4x² + 13x + 10                   [ ax² + bx + c]

Solution:
4x² + 13x + 10

(Step: 1)
= 4x² + 8x + 5x + 10

(Step: 2)
= 4x(x + 2) + 5(x + 2)

(Step: 3)
= (4x + 5 ) (x + 2)

Steps:

• In the expression, a = 4 and c = 10. So, a .c = 40. Now, factors of 40 which add up to 'b' (= 13) are 8 and 5. Thus, 8 + 5 = 13
• The factors with their appropriate signs are put in the first step
• In the second step, common factors were found out of each of the two consecutive terms
• Finally in the third step, common binomial (terms) were paired.

Example 5

8x² + 11x – 7                    [ ax² + bx + c]

Solution:
8x² + 11x – 7

(Step: 1)
= 8x² + 14x + (- 4x) – 7

(Step: 2)
= 8x² + 14x – 4x – 7

(Step: 3)
= 2x(4x + 7) – 1(4x + 7)

(Step: 4)
= (4x + 7) (2x – 1)

Steps:

• Similar to example 5, a = 8 & c = (- 7), So, a . c = (- 56). Factors of (- 56) which can add up to 11 (= b) are 14 and (- 4). So likewise, these factors were put with their respective signs
• In the second step, the expression was further simplified [14x + (- 4x) = 14x – 4x]
• In the third step, common factors from consecutive terms were derived
• In the last step, the trinomial expression was factored.

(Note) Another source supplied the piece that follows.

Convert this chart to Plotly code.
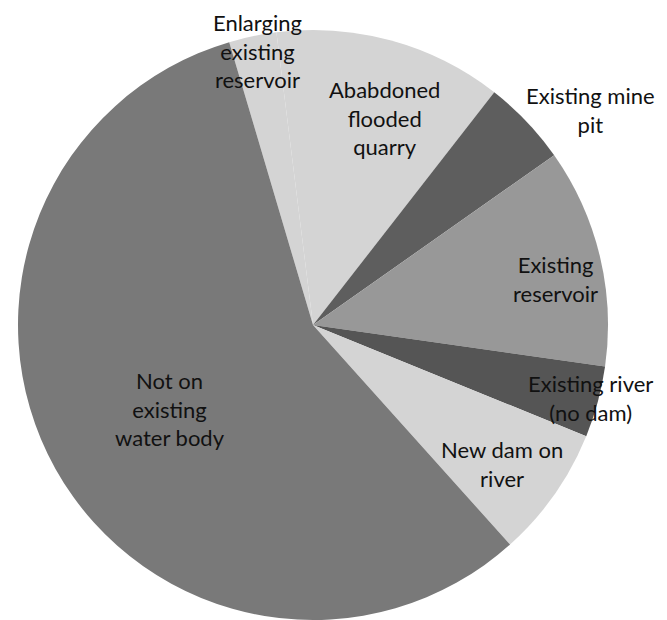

Likewise, there are several examples of factoring by grouping method. Books are the best source for study tips on problem solving and also for the basic and in-depth knowledge about this subject of factor by grouping. Regular practice with different kinds of polynomials will enhance your skills and help you to master this mathematical art of simplification. This should help with your homework and in enhancing your knowledge. Always remember that in a subject like 'Mathematics', nothing works better than 'loads' of practice!